Monday, October 30, 2006

Getting Used To Talking w/ Girls

Are you one of those guys who just can't find his ballsack when the time for approaching a hot chick comes? Hmm...well my friend, you're really overanalyzing and fucking yourself in the ass, but I'll tell you how and how I overcame this stupid anxiety.

Okay, so it's a hot girl. She's beautiful. She's the hottest chick this side of town. She has pretty hair, nice tanned skin, blue eyes, a mini-skirt, popularity, and the perfect smile. Under the word "hot" in the dictionary is a picture of her. Okay, and? You know all the outside details about her, but we want something deeper. We want to know if she's compatible with me. We want to know if her personality is right enough for us to pursue her. Fuck fearing if she will reject me, she better fear I won't reject her! This is my mindset whenever I'm about to approach a hot chick. You've got to let yourself know that you will make her day and that you're the prize--not the other way around. I don't know about you guys, but physical attractiveness is just the wrapping for me, you know? If the girl is a fucking moron or has some other undesirable personality trait, I'll just jack off to her when I get home or move on to the next.

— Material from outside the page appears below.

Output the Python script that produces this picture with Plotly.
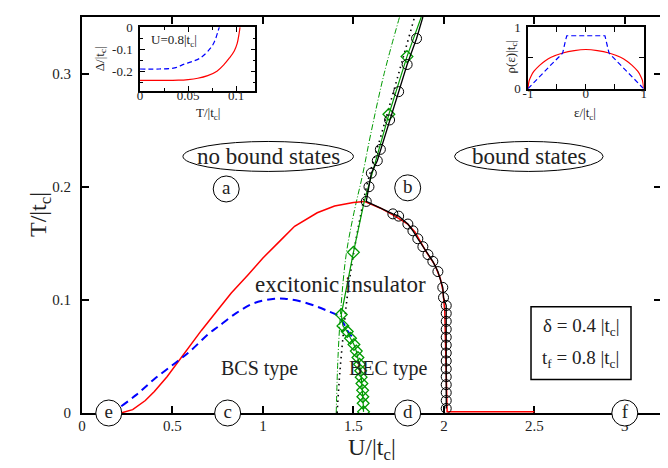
import plotly.graph_objects as go

# ---------------- data ----------------
# main phase boundaries, U/|tc| vs T/|tc|
red_U = [0.215, 0.28, 0.35, 0.40, 0.47, 0.53, 0.60, 0.66, 0.75, 0.825, 0.917, 1.0, 1.1, 1.175,
         1.3, 1.396, 1.5, 1.56, 1.65, 1.73, 1.80, 1.84, 1.90, 1.95, 1.98, 1.995, 2.005, 2.012, 2.018, 2.5]
red_T = [0.0, 0.003, 0.011, 0.019, 0.032, 0.045, 0.060, 0.073, 0.091, 0.106, 0.122, 0.137, 0.153, 0.165,
         0.177, 0.183, 0.186, 0.187, 0.181, 0.174, 0.167, 0.160, 0.143, 0.131, 0.119, 0.108, 0.09, 0.05, 0.001, 0.001]

blue_U = [0.217, 0.30, 0.40, 0.53, 0.60, 0.70, 0.75, 0.85, 0.95, 1.065, 1.12, 1.2, 1.30, 1.36, 1.414, 1.45, 1.47, 1.50]
blue_T = [0.006, 0.016, 0.030, 0.046, 0.055, 0.070, 0.076, 0.088, 0.097, 0.101, 0.101, 0.099, 0.094, 0.090, 0.086, 0.078, 0.072, 0.066]

circ_U = [1.884, 1.849, 1.797, 1.75, 1.70, 1.649, 1.632, 1.599, 1.586, 1.571,
          1.718, 1.75, 1.801, 1.829, 1.856, 1.884, 1.912, 1.939, 1.967, 1.994, 1.998,
          2.013, 2.013, 2.013, 2.013, 2.013, 2.013, 2.013, 2.013, 2.013, 2.013, 2.013, 2.013, 2.013, 2.013]
circ_T = [0.35, 0.331, 0.308, 0.284, 0.259, 0.233, 0.223, 0.212, 0.200, 0.187,
          0.176, 0.174, 0.167, 0.161, 0.154, 0.147, 0.140, 0.134, 0.125, 0.111, 0.102,
          0.095, 0.088, 0.081, 0.074, 0.067, 0.060, 0.053, 0.046, 0.039, 0.032, 0.025, 0.018, 0.011, 0.004]

green_U = [1.875, 1.796, 1.696, 1.56, 1.50, 1.433, 1.442, 1.466, 1.484, 1.503, 1.516, 1.525, 1.534,
           1.54, 1.543, 1.547, 1.551, 1.552, 1.554, 1.556]
green_T = [0.35, 0.315, 0.264, 0.187, 0.142, 0.087, 0.077, 0.072, 0.066, 0.0605, 0.0547, 0.049, 0.043,
           0.0374, 0.0317, 0.026, 0.020, 0.0144, 0.0086, 0.001]
green_marked = [False, True, True, False, True, True, True, True, True, True, True, True, True,
                True, True, True, True, True, True, True]

dashdot_U = [1.405, 1.415, 1.433, 1.46, 1.503, 1.55, 1.595, 1.67, 1.755]
dashdot_T = [0.0, 0.05, 0.097, 0.14, 0.177, 0.21, 0.246, 0.30, 0.35]

dotted_U = [1.41, 1.425, 1.45, 1.47, 1.50, 1.54, 1.58, 1.654, 1.75, 1.838]
dotted_T = [0.0, 0.036, 0.079, 0.108, 0.14, 0.175, 0.205, 0.246, 0.30, 0.35]

# region labels
lab_text = ["a", "b", "c", "d", "e", "f"]
lab_U = [0.797, 1.80, 0.805, 1.80, 0.148, 3.0]
lab_T = [0.198, 0.199, 0.0, 0.0, 0.0, 0.0]

# inset 1: gap vs temperature, U = 0.8|tc|
gapR_T = [0.0, 0.02, 0.04, 0.05, 0.06, 0.0704, 0.08, 0.0877, 0.093, 0.098, 0.101, 0.103, 0.104]
gapR_D = [-0.242, -0.242, -0.241, -0.238, -0.232, -0.22, -0.200, -0.168, -0.14, -0.108, -0.075, -0.03, 0.0]
gapB_T = [0.0, 0.02, 0.036, 0.046, 0.055, 0.0634, 0.0738, 0.078, 0.081, 0.0825]
gapB_D = [-0.19, -0.19, -0.185, -0.168, -0.155, -0.138, -0.093, -0.06, -0.02, 0.0]

# inset 2: density of states
dosR_e = [-1.0, -0.98, -0.95, -0.9, -0.8, -0.7, -0.6, -0.4, -0.2, 0.0, 0.2, 0.4, 0.6, 0.7, 0.8, 0.9, 0.95, 0.98, 1.0]
dosR_r = [0.0, 0.13, 0.20, 0.28, 0.38, 0.455, 0.51, 0.58, 0.62, 0.637, 0.62, 0.58, 0.51, 0.455, 0.38, 0.28, 0.20, 0.13, 0.0]
dosB_e = [-1.0, -0.8, -0.6, -0.45, -0.4, -0.36, -0.33, 0.33, 0.36, 0.4, 0.45, 0.6, 0.8, 1.0]
dosB_r = [0.0, 0.20, 0.39, 0.53, 0.58, 0.75, 0.86, 0.86, 0.75, 0.58, 0.53, 0.39, 0.20, 0.0]

XR = [0, 3.2]
YR = [0, 0.35]
x_ticks = [0, 0.5, 1, 1.5, 2, 2.5, 3]
x_ticktext = ["0", "0.5", "1", "1.5", "2", "2.5", "3"]
y_ticks = [0, 0.1, 0.2, 0.3]
y_ticktext = ["0", "0.1", "0.2", "0.3"]

SERIF = "Liberation Serif, Times New Roman, serif"
TXT = "#222222"
GREEN = "#009a00"

fig = go.Figure()

# dash-dot green and dotted black
fig.add_trace(go.Scatter(x=dashdot_U, y=dashdot_T, mode="lines",
                         line=dict(color=GREEN, width=1, dash="6px,2px,1px,2px"), line_shape="spline"))
fig.add_trace(go.Scatter(x=dotted_U, y=dotted_T, mode="lines",
                         line=dict(color="black", width=1.6, dash="1.5px,4px"), line_shape="spline"))
# red and blue
fig.add_trace(go.Scatter(x=red_U, y=red_T, mode="lines", line=dict(color="red", width=1.5)))
fig.add_trace(go.Scatter(x=blue_U, y=blue_T, mode="lines",
                         line=dict(color="blue", width=2, dash="8px,5px"), line_shape="spline"))
# green line + diamonds
fig.add_trace(go.Scatter(x=green_U, y=green_T, mode="lines", line=dict(color=GREEN, width=1.2)))
fig.add_trace(go.Scatter(x=[u for u, m in zip(green_U, green_marked) if m],
                         y=[t for t, m in zip(green_T, green_marked) if m], mode="markers",
                         marker=dict(symbol="diamond-open", size=9, color=GREEN, line=dict(width=1.3))))
# black line + circles
fig.add_trace(go.Scatter(x=circ_U, y=circ_T, mode="lines", line=dict(color="black", width=1.3)))
fig.add_trace(go.Scatter(x=circ_U[1:], y=circ_T[1:], mode="markers",
                         marker=dict(symbol="circle-open", size=10, color="black", line=dict(width=1))))
# circled letters
fig.add_trace(go.Scatter(x=lab_U, y=lab_T, mode="markers+text", text=lab_text,
                         textposition="middle center", cliponaxis=False,
                         textfont=dict(family=SERIF, size=19, color=TXT),
                         marker=dict(symbol="circle", size=26, color="white",
                                     line=dict(color="black", width=1))))

# inset 1
fig.add_trace(go.Scatter(x=gapR_T, y=gapR_D, mode="lines", line=dict(color="red", width=1.2),
                         line_shape="spline", xaxis="x2", yaxis="y2"))
fig.add_trace(go.Scatter(x=gapB_T, y=gapB_D, mode="lines", line=dict(color="blue", width=1.2, dash="5px,3px"),
                         line_shape="spline", xaxis="x2", yaxis="y2"))
# inset 2
fig.add_trace(go.Scatter(x=dosR_e, y=dosR_r, mode="lines", line=dict(color="red", width=1.2),
                         line_shape="spline", xaxis="x3", yaxis="y3"))
fig.add_trace(go.Scatter(x=dosB_e, y=dosB_r, mode="lines", line=dict(color="blue", width=1.2, dash="5px,3px"),
                         xaxis="x3", yaxis="y3"))

axis_common = dict(showline=True, linecolor="black", mirror="ticks", ticks="inside",
                   showgrid=False, zeroline=False, tickcolor="black")

fig.update_layout(
    width=668, height=468,
    margin=dict(l=74, r=15, t=2, b=63),
    paper_bgcolor="white", plot_bgcolor="white",
    showlegend=False,
    font=dict(family=SERIF, color=TXT),
    xaxis=dict(range=XR, tickvals=x_ticks, ticktext=x_ticktext, linewidth=2, ticklen=7, tickwidth=1.5,
               tickfont=dict(family=SERIF, size=15, color=TXT), ticklabelstandoff=-2, layer="below traces",
               **axis_common),
    yaxis=dict(range=YR, tickvals=y_ticks, ticktext=y_ticktext, linewidth=2, ticklen=7, tickwidth=1.5,
               tickfont=dict(family=SERIF, size=15, color=TXT), ticklabelstandoff=6, layer="below traces",
               **axis_common),
    xaxis2=dict(domain=[0.1002, 0.2995], anchor="y2", range=[0, 0.12], tickvals=[0, 0.05, 0.1],
                ticktext=["0", "0.05", "0.1"], linewidth=1.5, ticklen=5, tickwidth=1,
                minor=dict(dtick=0.025, ticks="inside", ticklen=3, tickcolor="black"),
                tickfont=dict(family=SERIF, size=13, color=TXT), ticklabelstandoff=-8, **axis_common),
    yaxis2=dict(domain=[0.8131, 0.9744], anchor="x2", range=[-0.29, 0], tickvals=[0, -0.1, -0.2],
                ticktext=["0", "-0.1", "-0.2"], linewidth=1.5, ticklen=5, tickwidth=1,
                minor=dict(dtick=0.05, ticks="inside", ticklen=3, tickcolor="black"),
                tickfont=dict(family=SERIF, size=13, color=TXT), ticklabelstandoff=3, **axis_common),
    xaxis3=dict(domain=[0.7703, 0.9701], anchor="y3", range=[-1, 1], tickvals=[-1, -0.5, 0, 0.5, 1],
                ticktext=["-1", "", "0", "", "1"], linewidth=1.5, ticklen=5, tickwidth=1,
                tickfont=dict(family=SERIF, size=13, color=TXT), ticklabelstandoff=-8, **axis_common),
    yaxis3=dict(domain=[0.8189, 0.9744], anchor="x3", range=[0, 1], tickvals=[0, 0.5, 1],
                ticktext=["0", "", "1"], linewidth=1.5, ticklen=5, tickwidth=1,
                tickfont=dict(family=SERIF, size=13, color=TXT), ticklabelstandoff=3, **axis_common),
)

shapes = [
    dict(type="circle", xref="x", yref="y", x0=0.558, x1=1.50, y0=0.2135, y1=0.2400,
         line=dict(color="black", width=1)),
    dict(type="circle", xref="x", yref="y", x0=2.059, x1=2.88, y0=0.2135, y1=0.2400,
         line=dict(color="black", width=1)),
    dict(type="rect", xref="paper", yref="paper", x0=0.7755, x1=0.9482, y0=0.0844, y1=0.268,
         line=dict(color="black", width=1.5), fillcolor="white", layer="below"),
]
fig.update_layout(shapes=shapes)

ann = [
    dict(x=1.028, y=0.2267, xref="x", yref="y", text="no bound states", font=dict(size=23)),
    dict(x=2.47, y=0.2267, xref="x", yref="y", text="bound states", font=dict(size=23)),
    dict(x=1.43, y=0.114, xref="x", yref="y", text="excitonic insulator", font=dict(size=23)),
    dict(x=0.98, y=0.039, xref="x", yref="y", text="BCS type", font=dict(size=20)),
    dict(x=1.69, y=0.039, xref="x", yref="y", text="BEC type", font=dict(size=20)),
    dict(x=0.8618, y=0.2184, xref="paper", yref="paper", text="δ = 0.4 |t<sub>c</sub>|", font=dict(size=19)),
    dict(x=0.8618, y=0.1365, xref="paper", yref="paper", text="t<sub>f</sub> = 0.8 |t<sub>c</sub>|", font=dict(size=19)),
    dict(x=-0.0725, y=0.5, xref="paper", yref="paper", text="T/|t<sub>c</sub>|", textangle=-90, font=dict(size=24)),
    dict(x=0.5, y=-0.092, xref="paper", yref="paper", text="U/|t<sub>c</sub>|", font=dict(size=24)),
    dict(x=0.0311, y=0.8933, xref="paper", yref="paper", text="Δ/|t<sub>c</sub>|", textangle=-90, font=dict(size=13)),
    dict(x=0.2176, y=0.7568, xref="paper", yref="paper", text="T/|t<sub>c</sub>|", font=dict(size=13)),
    dict(x=0.1589, y=0.9404, xref="paper", yref="paper", text="U=0.8|t<sub>c</sub>|", font=dict(size=13)),
    dict(x=0.741, y=0.898, xref="paper", yref="paper", text="ρ(ε)|t<sub>c</sub>|", textangle=-90, font=dict(size=13)),
    dict(x=0.8687, y=0.7568, xref="paper", yref="paper", text="ε/|t<sub>c</sub>|", font=dict(size=13)),
]
for a in ann:
    a.setdefault("showarrow", False)
    a["xanchor"] = "center"
    a["yanchor"] = "middle"
    a["font"] = dict(family=SERIF, color=TXT, size=a["font"]["size"])
fig.update_layout(annotations=ann)

fig.write_html("out.html")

Okay, now you have an understanding of the mindset required to talk with hot chicks. Now, you've got to get some field work behind that knowledge to paint this picture complete. I have an assignment for you guys out there who don't have the balls to approach hot women;

1) Go to a place where hot chicks are laden, like a mall, popular downtown areas, and etc.

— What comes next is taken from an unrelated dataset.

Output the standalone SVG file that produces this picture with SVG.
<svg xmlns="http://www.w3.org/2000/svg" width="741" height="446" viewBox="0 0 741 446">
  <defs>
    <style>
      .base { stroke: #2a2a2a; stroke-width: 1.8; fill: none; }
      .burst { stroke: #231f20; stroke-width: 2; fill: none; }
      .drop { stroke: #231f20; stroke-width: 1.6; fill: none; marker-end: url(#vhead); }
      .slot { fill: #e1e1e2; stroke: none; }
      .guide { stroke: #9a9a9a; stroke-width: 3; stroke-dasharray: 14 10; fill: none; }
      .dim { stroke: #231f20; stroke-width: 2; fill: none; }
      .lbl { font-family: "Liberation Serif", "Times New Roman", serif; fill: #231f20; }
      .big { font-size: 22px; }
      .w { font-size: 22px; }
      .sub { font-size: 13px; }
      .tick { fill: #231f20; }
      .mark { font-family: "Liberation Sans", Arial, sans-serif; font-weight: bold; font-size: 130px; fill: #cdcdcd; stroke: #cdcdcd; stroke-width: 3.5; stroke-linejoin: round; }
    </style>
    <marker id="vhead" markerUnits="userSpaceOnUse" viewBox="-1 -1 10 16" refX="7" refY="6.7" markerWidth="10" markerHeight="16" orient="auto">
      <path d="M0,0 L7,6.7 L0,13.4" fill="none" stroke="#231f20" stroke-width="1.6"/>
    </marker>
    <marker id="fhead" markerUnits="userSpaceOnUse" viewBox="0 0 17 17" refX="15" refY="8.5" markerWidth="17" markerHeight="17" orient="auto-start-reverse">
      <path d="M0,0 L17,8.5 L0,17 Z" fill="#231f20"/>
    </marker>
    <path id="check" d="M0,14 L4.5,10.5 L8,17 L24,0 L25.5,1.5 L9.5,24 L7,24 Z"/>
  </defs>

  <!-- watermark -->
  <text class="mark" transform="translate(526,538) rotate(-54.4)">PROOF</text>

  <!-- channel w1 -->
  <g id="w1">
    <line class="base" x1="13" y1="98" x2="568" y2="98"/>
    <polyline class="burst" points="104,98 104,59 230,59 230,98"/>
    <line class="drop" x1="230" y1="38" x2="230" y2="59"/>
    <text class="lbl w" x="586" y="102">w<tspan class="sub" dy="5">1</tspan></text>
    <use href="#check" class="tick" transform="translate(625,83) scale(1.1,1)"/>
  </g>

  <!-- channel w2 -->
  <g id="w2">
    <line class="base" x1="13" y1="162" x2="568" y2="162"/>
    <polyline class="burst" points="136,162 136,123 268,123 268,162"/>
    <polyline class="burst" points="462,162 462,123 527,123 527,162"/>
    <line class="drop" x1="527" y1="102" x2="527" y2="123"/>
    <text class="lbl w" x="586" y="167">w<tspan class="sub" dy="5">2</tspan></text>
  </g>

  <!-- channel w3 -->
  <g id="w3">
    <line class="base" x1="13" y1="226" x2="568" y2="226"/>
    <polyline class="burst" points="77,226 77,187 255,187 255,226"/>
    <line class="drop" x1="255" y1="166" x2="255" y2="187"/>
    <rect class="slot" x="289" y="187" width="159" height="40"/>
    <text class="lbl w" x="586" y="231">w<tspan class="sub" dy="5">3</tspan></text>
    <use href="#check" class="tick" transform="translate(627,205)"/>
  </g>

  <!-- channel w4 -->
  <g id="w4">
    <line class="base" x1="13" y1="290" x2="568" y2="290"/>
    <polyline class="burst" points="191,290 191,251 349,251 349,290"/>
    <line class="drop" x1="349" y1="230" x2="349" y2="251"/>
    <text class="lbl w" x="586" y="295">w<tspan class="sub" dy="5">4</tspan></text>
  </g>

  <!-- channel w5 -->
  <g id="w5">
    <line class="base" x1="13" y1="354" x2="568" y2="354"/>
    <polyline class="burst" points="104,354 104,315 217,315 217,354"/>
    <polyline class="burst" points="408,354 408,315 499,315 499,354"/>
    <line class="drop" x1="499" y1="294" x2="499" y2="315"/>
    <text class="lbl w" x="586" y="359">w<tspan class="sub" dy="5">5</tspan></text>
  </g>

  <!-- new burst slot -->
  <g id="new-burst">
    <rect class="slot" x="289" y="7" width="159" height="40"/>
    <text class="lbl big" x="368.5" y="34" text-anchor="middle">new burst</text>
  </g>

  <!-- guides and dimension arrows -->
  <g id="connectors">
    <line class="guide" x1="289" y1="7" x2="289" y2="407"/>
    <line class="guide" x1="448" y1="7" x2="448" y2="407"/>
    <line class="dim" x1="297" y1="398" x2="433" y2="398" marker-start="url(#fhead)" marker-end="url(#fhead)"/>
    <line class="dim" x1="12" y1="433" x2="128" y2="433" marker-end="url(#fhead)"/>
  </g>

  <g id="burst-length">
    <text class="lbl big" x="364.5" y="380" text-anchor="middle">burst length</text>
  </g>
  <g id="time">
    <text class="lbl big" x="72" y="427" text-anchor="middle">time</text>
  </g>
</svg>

2) Don't give a fuck about shit. Realize you will never see these girls again in your life. Realize these girls are about as important to your life as the ants crawling on the sidewalks of New York City.

3) Approach 30 different attractive women per day for a week or however often you can. Give them all a sincere compliment about their physique, like, "Your eyes are pretty" or "You're really cute." Leave it at that. Don't dip deeper into the conversation unless she forces you to. Smile afterwards and then turn your attention elsewhere.

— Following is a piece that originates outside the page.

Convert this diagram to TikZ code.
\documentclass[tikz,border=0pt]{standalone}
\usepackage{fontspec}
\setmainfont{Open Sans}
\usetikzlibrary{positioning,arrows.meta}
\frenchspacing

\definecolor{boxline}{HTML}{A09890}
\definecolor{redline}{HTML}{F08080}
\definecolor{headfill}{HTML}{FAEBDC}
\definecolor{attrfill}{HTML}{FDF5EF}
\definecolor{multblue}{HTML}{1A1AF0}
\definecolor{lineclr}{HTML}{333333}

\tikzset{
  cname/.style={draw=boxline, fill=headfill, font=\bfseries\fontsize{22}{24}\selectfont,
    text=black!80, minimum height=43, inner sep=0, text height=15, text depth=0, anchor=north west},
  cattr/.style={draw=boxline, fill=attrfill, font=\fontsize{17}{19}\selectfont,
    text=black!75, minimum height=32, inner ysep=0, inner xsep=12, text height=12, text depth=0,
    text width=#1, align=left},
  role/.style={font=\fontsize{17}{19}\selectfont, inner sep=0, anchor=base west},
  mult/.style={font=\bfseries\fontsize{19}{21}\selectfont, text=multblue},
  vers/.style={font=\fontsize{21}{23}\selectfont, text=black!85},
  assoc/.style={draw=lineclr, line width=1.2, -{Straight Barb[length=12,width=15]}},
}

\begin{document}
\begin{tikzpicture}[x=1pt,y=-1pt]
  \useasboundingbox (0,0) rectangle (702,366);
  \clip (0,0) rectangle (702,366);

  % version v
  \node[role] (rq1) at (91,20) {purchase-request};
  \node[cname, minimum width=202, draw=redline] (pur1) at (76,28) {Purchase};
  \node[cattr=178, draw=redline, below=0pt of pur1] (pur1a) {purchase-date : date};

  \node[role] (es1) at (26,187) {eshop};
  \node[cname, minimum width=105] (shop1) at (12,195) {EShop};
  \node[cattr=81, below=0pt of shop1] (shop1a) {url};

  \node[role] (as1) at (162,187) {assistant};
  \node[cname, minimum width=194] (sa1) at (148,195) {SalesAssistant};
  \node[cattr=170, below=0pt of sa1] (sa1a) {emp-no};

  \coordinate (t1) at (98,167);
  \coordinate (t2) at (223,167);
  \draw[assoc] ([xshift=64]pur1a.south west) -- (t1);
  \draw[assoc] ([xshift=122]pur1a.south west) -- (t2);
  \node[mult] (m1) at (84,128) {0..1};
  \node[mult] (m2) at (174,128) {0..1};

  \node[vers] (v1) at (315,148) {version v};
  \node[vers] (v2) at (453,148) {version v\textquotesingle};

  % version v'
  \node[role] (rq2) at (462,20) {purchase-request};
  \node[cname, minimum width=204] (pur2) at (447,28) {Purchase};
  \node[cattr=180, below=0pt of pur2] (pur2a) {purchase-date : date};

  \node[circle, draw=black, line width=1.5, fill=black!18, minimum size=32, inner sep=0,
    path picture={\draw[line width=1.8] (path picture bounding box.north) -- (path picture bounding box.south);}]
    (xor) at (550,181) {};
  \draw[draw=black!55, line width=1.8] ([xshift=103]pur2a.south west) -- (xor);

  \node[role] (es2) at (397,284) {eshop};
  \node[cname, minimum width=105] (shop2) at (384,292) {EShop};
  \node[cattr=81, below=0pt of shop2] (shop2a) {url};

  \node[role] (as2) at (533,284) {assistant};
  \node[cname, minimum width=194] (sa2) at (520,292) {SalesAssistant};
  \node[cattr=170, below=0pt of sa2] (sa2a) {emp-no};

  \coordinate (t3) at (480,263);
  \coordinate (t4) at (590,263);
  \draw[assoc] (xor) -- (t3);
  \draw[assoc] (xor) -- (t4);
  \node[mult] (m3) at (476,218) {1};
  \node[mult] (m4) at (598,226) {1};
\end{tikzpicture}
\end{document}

(If you don't have the nuts to give a compiment on their physique, ask them for the time.)

You can mix it up at least once. Rub chocolate or something on your forehead, and approach an attractive woman with a napkin, asking her to rub it off for you. Say, "Hey, I know my friend put something on my head. You look nice and you're pretty, so I trust your hands. Can you rub it off for me please?"

Try that last line out. You've got to do it. Oh my god, that's just so fucking smooth it's insane! Please, grow balls and try that last line! Hah, I'm going to do it. Anyway, this exercise will get you used to communicating with gorgeous women. Remember to make eye contact and smile.

Remember, once you do something you're afraid to do, it'll be easier the next time. If you do it 30 times per day for a week, just imagine how relaxed you'll be. Jump out your comfort zone, bro!

"We're all born pick-up artists, only society prevents our true potential."